The Journal asked Mr. Helge about Gerald Flurry's prophecy in the March-April issue of Philadelphia Trumpet, the PCG's magazine. Mr. Flurry wrote: "I prophesy to you that one way or the other God will provide a way for us to mail that book again."
How would Mr. Flurry's prophecy come to pass? Is there any route by which Mr. Flurry can again print and distribute Mystery of the Ages?
"He could negotiate with WCG for printing rights," said Mr. Helge. "But I don't think he wants to do that. In fact, it has been reported that Mr. Flurry, in one of his sermons, told his congregation that he would not even deal with WCG because he does not negotiate with Satan."
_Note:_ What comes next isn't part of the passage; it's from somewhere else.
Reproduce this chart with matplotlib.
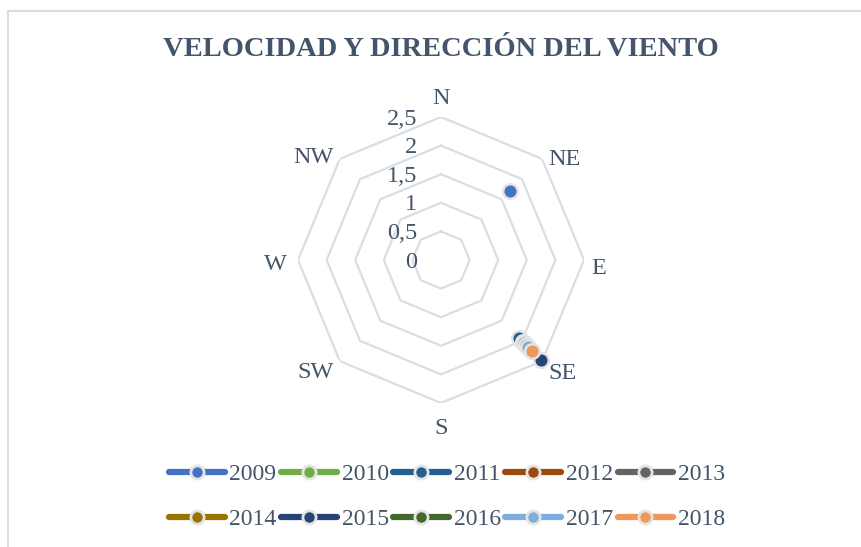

Therefore, speculated Mr. Helge, perhaps Mr. Flurry plans to print Mr. Armstrong's book in another country and distribute it in the United States and elsewhere.
"I say that would be illegal," said Mr. Helge. "It would be an attempt to circumvent the law and could bring more court action.
"He won't want his prophecy to fail, so what he is probably really doing is pronouncing ahead of time what he is actually planning on doing. Hence his words are really nothing more than a self-fulfilling prophecy."
The silence of the PCG
The Journal left a message on the telephone voice mail of a PCG official at church headquarters in Oklahoma. The Journal wished to inform church spokesman Dennis Leap of Mr. Helge's comments and invite a response.
As of press time, Mr. Leap had not called back.
As reported in the April 30 issue, Mr. Leap last month explained to this writer his reluctance to communicate with The Journal.